▸ **Requirements**
Leaving out every picture, retype the lines below from the top through the one that contains "(scope) at (25,501)".

▸ **Supplied information**
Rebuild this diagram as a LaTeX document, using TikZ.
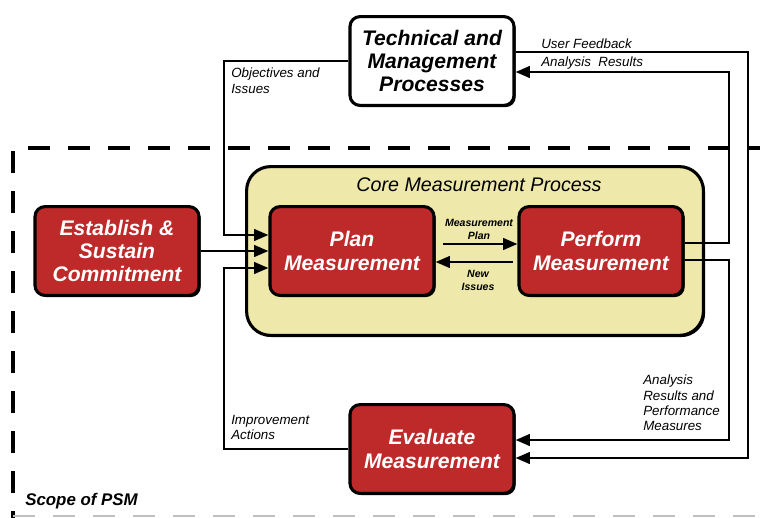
\documentclass[tikz,border=0pt]{standalone}
\usepackage{fontspec}
\setmainfont{Liberation Sans}
\usepackage{tikz}
\usetikzlibrary{arrows.meta,shadows,calc,positioning}

\definecolor{psmred}{RGB}{190,42,42}
\definecolor{psmyellow}{RGB}{238,233,170}

\tikzset{ProcStyle/.style={draw=black, line width=2.2pt, rounded corners=2.5mm,
    minimum width=41mm, minimum height=22.2mm, align=center,
    font=\fontsize{15}{16.5}\selectfont\bfseries\itshape,
    drop shadow={shadow xshift=1.2pt,shadow yshift=-1.2pt,opacity=1,fill=black}}}
\tikzset{RedStyle/.style={ProcStyle, fill=psmred, text=white}}
\tikzset{NoteStyle/.style={inner sep=0pt, align=left, font=\fontsize{9.5}{10.8}\selectfont\itshape}}

\begin{document}
\begin{tikzpicture}[x=0.25mm,y=-0.25mm]
\tikzstyle{FlowStyle}=[line width=1.8pt, -{Triangle[length=3.6mm,width=2.9mm]}]
\tikzstyle{TinyStyle}=[inner sep=0pt, align=center, font=\fontsize{7.5}{9.2}\selectfont\bfseries\itshape]

\useasboundingbox (0,0) rectangle (760,517);
\clip (0,0) rectangle (760,517);

% scope of PSM
\draw[line width=2.8pt, dash pattern=on 5.5mm off 4.5mm] (770,148) -- (13,148) -- (13,530);
\draw[black!25, line width=1pt, dash pattern=on 5.5mm off 4.5mm] (13,516) -- (760,516);
\node[anchor=west, inner sep=0pt, font=\fontsize{12}{14}\selectfont\bfseries\itshape] (scope) at (25,501) {Scope of PSM};

% core process
\node[draw=black, line width=2.2pt, fill=psmyellow, rounded corners=6mm,
      minimum width=114.2mm, minimum height=42.2mm,
      drop shadow={shadow xshift=1.2pt,shadow yshift=-1.2pt,opacity=1,fill=black}] (core) at (475,251) {};
\node[font=\fontsize{14}{16}\selectfont\itshape] (coretitle) at (479,185) {Core Measurement Process};

% boxes
\node[ProcStyle, fill=white] (tmp) at (432,61) {Technical and\\Management\\Processes};
\node[RedStyle] (establish) at (117,251) {Establish \&\\Sustain\\Commitment};
\node[RedStyle] (plan) at (352,251) {Plan\\Measurement};
\node[RedStyle] (perform) at (601,251) {Perform\\Measurement};
\node[RedStyle] (evaluate) at (432,449) {Evaluate\\Measurement};

% turning points
\coordinate (objturn) at (224,235);
\coordinate (impturn) at (224,268);
\coordinate (mplan) at (443,244);
\coordinate (nissue) at (513,262);
\coordinate (arturn) at (729,243);
\coordinate (artop) at (729,72);
\coordinate (prturn) at (729,260);
\coordinate (prbot) at (729,440);
\coordinate (uftop) at (748,52);
\coordinate (ufbot) at (748,458);

\draw[FlowStyle] (tmp.west) -| (objturn) -- (objturn -| plan.west);
\draw[FlowStyle] (establish.east) -- (establish.east -| plan.west);
\draw[FlowStyle] (evaluate.west) -| (impturn) -- (impturn -| plan.west);

\draw[FlowStyle] (mplan) -- (mplan -| perform.west);
\draw[FlowStyle] (nissue) -- (nissue -| plan.east);

\draw[FlowStyle] (arturn -| perform.east) -- (arturn) -- (artop) -- (artop -| tmp.east);
\draw[FlowStyle] (prturn -| perform.east) -- (prturn) -- (prbot) -- (prbot -| evaluate.east);
\draw[FlowStyle] (uftop -| tmp.east) -- (uftop) -- (ufbot) -- (ufbot -| evaluate.east);

% labels
\node[NoteStyle, anchor=north west] (objlabel) at (231,68) {Objectives and\\Issues};
\node[NoteStyle, anchor=west] (uflabel) at (541,44) {User Feedback};
\node[NoteStyle, anchor=west] (arlabel) at (541,63) {Analysis~ Results};
\node[NoteStyle, anchor=north west] (implabel) at (231,415) {Improvement\\Actions};
\node[NoteStyle, anchor=north west] (prlabel) at (643,375) {Analysis\\Results and\\Performance\\Measures};
\node[TinyStyle] (mplabel) at (479,229) {Measurement\\Plan};
\node[TinyStyle] (nilabel) at (478,280) {New\\Issues};
\end{tikzpicture}
\end{document}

▸ **Answer below**
Rebuild this diagram as a LaTeX document, using TikZ.
\documentclass[tikz,border=0pt]{standalone}
\usepackage{fontspec}
\setmainfont{Liberation Sans}
\usepackage{tikz}
\usetikzlibrary{arrows.meta,shadows,calc,positioning}

\definecolor{psmred}{RGB}{190,42,42}
\definecolor{psmyellow}{RGB}{238,233,170}

\tikzset{ProcStyle/.style={draw=black, line width=2.2pt, rounded corners=2.5mm,
    minimum width=41mm, minimum height=22.2mm, align=center,
    font=\fontsize{15}{16.5}\selectfont\bfseries\itshape,
    drop shadow={shadow xshift=1.2pt,shadow yshift=-1.2pt,opacity=1,fill=black}}}
\tikzset{RedStyle/.style={ProcStyle, fill=psmred, text=white}}
\tikzset{NoteStyle/.style={inner sep=0pt, align=left, font=\fontsize{9.5}{10.8}\selectfont\itshape}}

\begin{document}
\begin{tikzpicture}[x=0.25mm,y=-0.25mm]
\tikzstyle{FlowStyle}=[line width=1.8pt, -{Triangle[length=3.6mm,width=2.9mm]}]
\tikzstyle{TinyStyle}=[inner sep=0pt, align=center, font=\fontsize{7.5}{9.2}\selectfont\bfseries\itshape]

\useasboundingbox (0,0) rectangle (760,517);
\clip (0,0) rectangle (760,517);

% scope of PSM
\draw[line width=2.8pt, dash pattern=on 5.5mm off 4.5mm] (770,148) -- (13,148) -- (13,530);
\draw[black!25, line width=1pt, dash pattern=on 5.5mm off 4.5mm] (13,516) -- (760,516);
\node[anchor=west, inner sep=0pt, font=\fontsize{12}{14}\selectfont\bfseries\itshape] (scope) at (25,501) {Scope of PSM};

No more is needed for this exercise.